Marier les chefs-d’œuvre de la musique et des beaux-arts; irrésistible tentation qui bute bien souvent sur des obstacles conceptuels, esthétiques ou pratiques. D’abord, parce que chaque spectateur a en tête sa propre musique (ou sa texture du silence) devant un tableau, ses propres visions (ou sa profondeur du noir) à l’écoute d’une symphonie. Celles d’autrui, s’agirait-il du plus grand artiste, peuvent être ressenties comme décalées, voire triviales ou même agressives. Ensuite, les musiciens se trouvent souvent handicapés dans les galeries des musées, qui se prêtent à la promenade, aux arrêts imprévus et aux changements de rythme des pas. Quand les danseurs invitent le public à les suivre au fil de leurs déambulations (comme l’hiver dernier la magnifique carte blanche à Anne Teresa De Keersmaeker au Louvre), les musiciens doivent penser pupitres, chaises, piques qui rayent le parquet, équilibres acoustiques dans des espaces qui n’ont pas été conçus pour le concert.
Malgré ces difficultés, rares sont ceux qui résistent à l’opportunité lorsqu’elle se présente, tant ils savent que cette mise en résonnance entre l’oreille et l’œil produit aussi des instants de grâce à nul autre pareils, dès que les interprètes et le public communient dans leur perception. Passionné de photographie, mais aussi de peinture, Klaus Mäkelä est impatient de relever le défi proposé par le musée du Louvre, un lieu dont il est familier depuis des années. «J’ai dû le visiter pour la première fois avec mes parents à l’âge de six ou sept ans, se souvient-il. Ce qui m’avait alors marqué, ce n’est pas une œuvre en particulier. Mais leur profusion, le gigantisme des espaces. Il me semble encore revoir la Grande Galerie à hauteur d’enfant. Est-ce un hasard si j’ai ensuite développé un amour pour les peintures italiennes et espagnoles? Je reste fasciné, au Louvre, par les Raphaël, les Greco et Vinci– moins celui de La Joconde que de Sainte Anne, la Vierge et l’Enfant Jésus. Au fil du temps, je me suis également découvert des affinités avec les maîtres français plus tardifs, l’explosion de couleurs de Delacroix, mais aussi la force de David. L’un et l’autre figurent, d’ailleurs, parmi les rendez-vous musicaux que j’espère donner au public durant la carte blanche que m’offre le musée ce printemps.»
Les derniers détails de celle-ci sont encore en discussion, car tout évènement dans les espaces muséographiques s’organise en concertation étroite avec la conservation et les services en charge de l’accueil des publics.

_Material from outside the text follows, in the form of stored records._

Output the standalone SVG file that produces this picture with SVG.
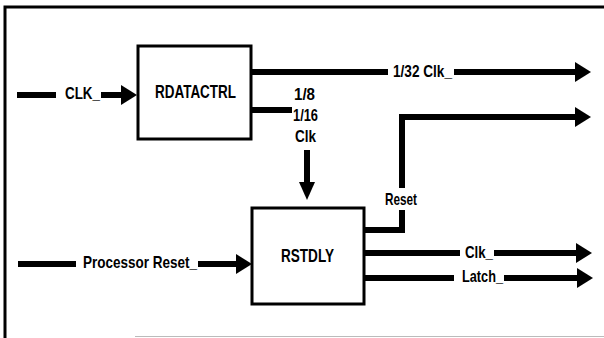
<svg xmlns="http://www.w3.org/2000/svg" width="604" height="338" viewBox="0 0 604 338">
<style>
.box{fill:#fff;stroke:#000;stroke-width:3}
.w{stroke:#000;stroke-width:6;fill:none;stroke-linecap:butt}
.t{font-family:"Liberation Sans",Arial,sans-serif;font-weight:bold;font-size:17px;fill:#000}
.b{font-size:18px}
.frame{stroke:#000;stroke-width:3;fill:none}
</style>
<defs>
<marker id="ah" markerUnits="userSpaceOnUse" markerWidth="16" markerHeight="20" refX="1" refY="10" orient="auto">
<path d="M0,0 L16,10 L0,20 z" fill="#000"/>
</marker>
</defs>
<rect width="604" height="338" fill="#fff"/>
<g id="frame">
<path class="frame" d="M5,338 V7 H604"/>
<line x1="135" y1="336.5" x2="604" y2="336.5" stroke="#bbb" stroke-width="1"/>
</g>
<g id="connectors">
<line class="w" x1="17" y1="95" x2="56" y2="95"/>
<line class="w" x1="101" y1="95" x2="122" y2="95" marker-end="url(#ah)"/>
<line class="w" x1="251" y1="72" x2="388" y2="72"/>
<line class="w" x1="454" y1="72" x2="576" y2="72" marker-end="url(#ah)"/>
<line class="w" x1="251" y1="110" x2="292" y2="110"/>
<line class="w" x1="307" y1="150" x2="307" y2="183"/>
<path d="M299,182 L307,200 L315,182 z" fill="#000"/>
<line class="w" x1="18" y1="264" x2="76" y2="264"/>
<line class="w" x1="198" y1="264" x2="237" y2="264" marker-end="url(#ah)"/>
<path class="w" d="M364,230 H402 V210"/>
<path class="w" d="M402,188 V117 H576" marker-end="url(#ah)"/>
<line class="w" x1="364" y1="253" x2="460" y2="253"/>
<line class="w" x1="494" y1="253" x2="577" y2="253" marker-end="url(#ah)"/>
<line class="w" x1="364" y1="278" x2="454" y2="278"/>
<line class="w" x1="504" y1="278" x2="578" y2="278" marker-end="url(#ah)"/>
</g>
<g id="rdatactrl">
<rect class="box" x="138" y="46" width="113" height="93"/>
<text class="t b" x="155" y="98" textLength="81" lengthAdjust="spacingAndGlyphs">RDATACTRL</text>
</g>
<g id="rstdly">
<rect class="box" x="252" y="208" width="112" height="96"/>
<text class="t b" x="281" y="262" textLength="53" lengthAdjust="spacingAndGlyphs">RSTDLY</text>
</g>
<g id="labels">
<text class="t" x="65" y="99" textLength="35" lengthAdjust="spacingAndGlyphs">CLK_</text>
<text class="t" x="393" y="77" textLength="59" lengthAdjust="spacingAndGlyphs">1/32 Clk_</text>
<text class="t" x="294" y="100" textLength="21" lengthAdjust="spacingAndGlyphs">1/8</text>
<text class="t" x="293" y="121" textLength="25" lengthAdjust="spacingAndGlyphs">1/16</text>
<text class="t" x="295" y="142" textLength="21" lengthAdjust="spacingAndGlyphs">Clk</text>
<text class="t" x="83" y="268" textLength="114" lengthAdjust="spacingAndGlyphs">Processor Reset_</text>
<text class="t" x="385" y="205" textLength="32" lengthAdjust="spacingAndGlyphs">Reset</text>
<text class="t" x="465" y="258" textLength="28" lengthAdjust="spacingAndGlyphs">Clk_</text>
<text class="t" x="462" y="282" textLength="41" lengthAdjust="spacingAndGlyphs">Latch_</text>
</g>
</svg>
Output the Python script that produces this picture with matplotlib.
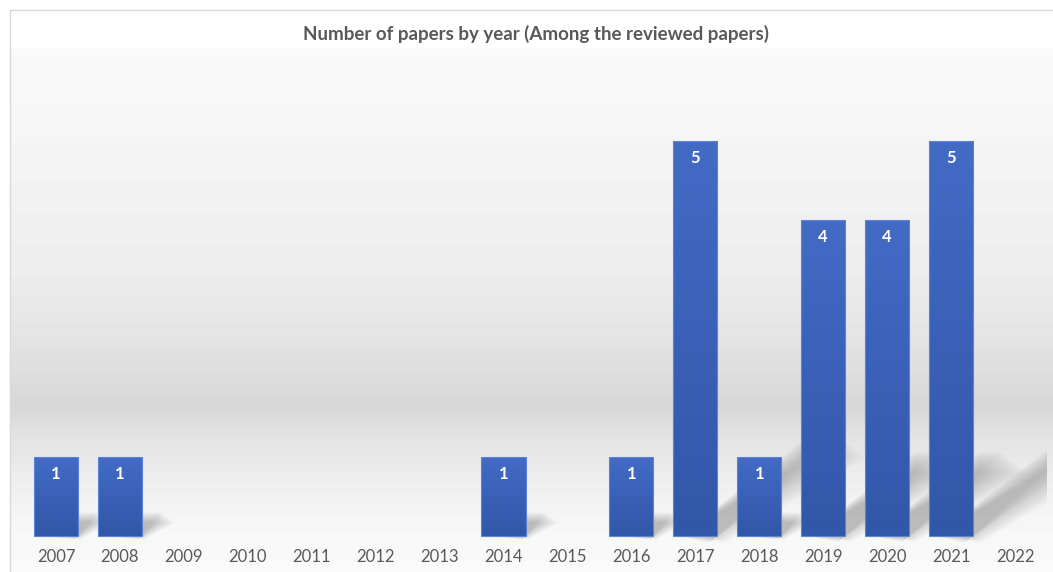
import numpy as np
import matplotlib.pyplot as plt
from matplotlib.patches import Polygon, Rectangle

years = [2007, 2008, 2009, 2010, 2011, 2012, 2013, 2014, 2015,
         2016, 2017, 2018, 2019, 2020, 2021, 2022]
papers = [1, 1, 0, 0, 0, 0, 0, 1, 0, 1, 5, 1, 4, 4, 5, 0]
title = 'Number of papers by year (Among the reviewed papers)'

plt.rcParams['font.family'] = ['Lato', 'DejaVu Sans']

W, H = 1053, 572
fig = plt.figure(figsize=(W / 100, H / 100), dpi=100)
fig.patch.set_facecolor('white')

# light frame at the top and left, like the pasted chart box
fig.add_artist(plt.Line2D([10 / W, 10 / W], [0, 1 - 10 / H], color='#d9d9d9', lw=1))
fig.add_artist(plt.Line2D([10 / W, 1], [1 - 10 / H, 1 - 10 / H], color='#d9d9d9', lw=1))

ax = fig.add_axes([11 / W, 0, (W - 11) / W, (H - 48) / H])
x = np.arange(len(years))
step = 63.93
px = 79.0
xmin = -(56 - 11) / step
xmax = xmin + (W - 11) / step
ymin = -(H - 536) / px
ymax = (536 - 48) / px
ax.set_xlim(xmin, xmax)
ax.set_ylim(ymin, ymax)
ax.axis('off')

# banded grey background
rows = np.linspace(48, H, 400)
anch_px = [48, 117, 200, 277, 317, 343, 373, 400, 412, 433, 473, 513, 540, 572]
anch_g = [250, 247, 242, 237, 232, 227, 222, 217, 217, 226, 237, 245, 249, 250]
g = np.interp(rows, anch_px, anch_g) / 255.0
g = np.round(g * 120) / 120
bg = np.repeat(g[:, None], 2, axis=1)
ax.imshow(np.dstack([bg, bg, bg]), extent=[xmin, xmax, ymin, ymax],
          aspect='auto', origin='upper', zorder=0, interpolation='bilinear')

bw = 0.69
vals = np.array(papers)
nz = vals > 0

# soft diagonal shadows, clipped at the right edge of the plot area
clip = Rectangle((xmin, ymin), (1047 - 11) / step, ymax - ymin,
                 transform=ax.transData, visible=False)
ax.add_patch(clip)
for xi, h in zip(x[nz], vals[nz]):
    dx = 0.42 * h
    dy = 0.23 * h
    xl, xr = xi - bw / 2, xi + bw / 2
    for k in range(14):
        s = (0.01 + 0.006 * h) * (k - 7)
        poly = Polygon([(xl + 0.1, 0.0), (xr + s * 0.5, -0.01 - abs(s) * 0.3),
                        (xr + dx + s, dy - s * 0.6), (xl + dx + 0.1, dy - s * 0.6)],
                       closed=True, facecolor='#808080', edgecolor='none',
                       alpha=0.045, zorder=1)
        ax.add_patch(poly)
        poly.set_clip_path(clip)

# bars with vertical blue gradient
grad = np.linspace(0, 1, 100)[:, None]
top = np.array([0x43, 0x6b, 0xc6]) / 255
bot = np.array([0x31, 0x57, 0xa8]) / 255
img = top + (bot - top) * grad[..., None]
img = np.repeat(img, 2, axis=1)
bars = ax.bar(x[nz], vals[nz], width=bw, color='none', edgecolor='#5b84d6',
              lw=0.8, zorder=3)
for b, h in zip(bars, vals[nz]):
    im = ax.imshow(img, extent=[b.get_x(), b.get_x() + bw, 0, h], aspect='auto',
                   origin='upper', zorder=2)
    im.set_clip_path(b)
    ax.text(b.get_x() + bw / 2, h - 0.22, str(h), ha='center', va='center',
            color='white', fontsize=12, fontweight='bold', zorder=4)

for xi, yr in zip(x, years):
    ax.text(xi, -0.27, str(yr), ha='center', va='center', color='#595959',
            fontsize=12, zorder=4)

fig.text(536 / W, 1 - 34 / H, title, ha='center', va='center', color='#595959',
         fontsize=13.5, fontweight='bold')

fig.savefig('out.png', dpi=100)
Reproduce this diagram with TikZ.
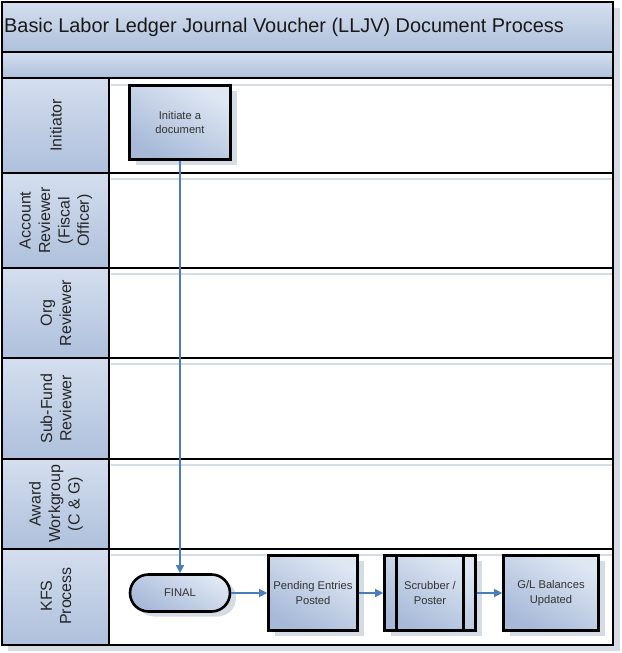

Directeur de l’Auditorium et des Spectacles du musée du Louvre, Luc Bouniol-Laffont fait part de l’enthousiasme éprouvé à parcourir les salles avec un Klaus Mäkelä bouillonnant d’idées. «Nous avions fait connaissance grâce aux deux concerts qu’il a dirigés sous la Pyramide à la tête de l’Orchestre de Paris, mais c’est en préparant cette carte blanche que j’ai eu la chance de découvrir son vrai regard sur les œuvres. Une aubaine pour la nouvelle programmation culturelle du Louvre qui souhaite faire entendre d’autres voix, dialoguer de multiples sensibilités et susciter de nouveaux regards sur le musée, le palais et ses collections!»
Klaus Mäkelä n’est cependant pas seul durant les huit journées qui se succèderont du 2 mars au 16 juin. Les musiciens de l’Orchestre de Paris seront à ses côtés en musique de chambre pour la première, dans la galerie Lebrun, où il partagera avec eux du violoncelle et un programme Biber-Enesco. Et face à lui au grand complet pour la dernière, la Quatrième Symphonie de Mahler sous la Pyramide. Entre les deux, on les retrouvera notamment le 13 juin pour Purcell et les Huit chansons pour un roi fou de Maxwell Davies… devant Le Sacre de Napoléon, de David! Et afin de panacher les répertoires, ce sont les juniors du Chœur de jeunes de l’Orchestre de Paris qui participent, en mai, aux trois concerts donnés par le duo Birds on a Wire (Rosemary Standley, chanteuse du groupe Moriarty, et Dom La Nena) au croisement de la pop, du classique et du folk.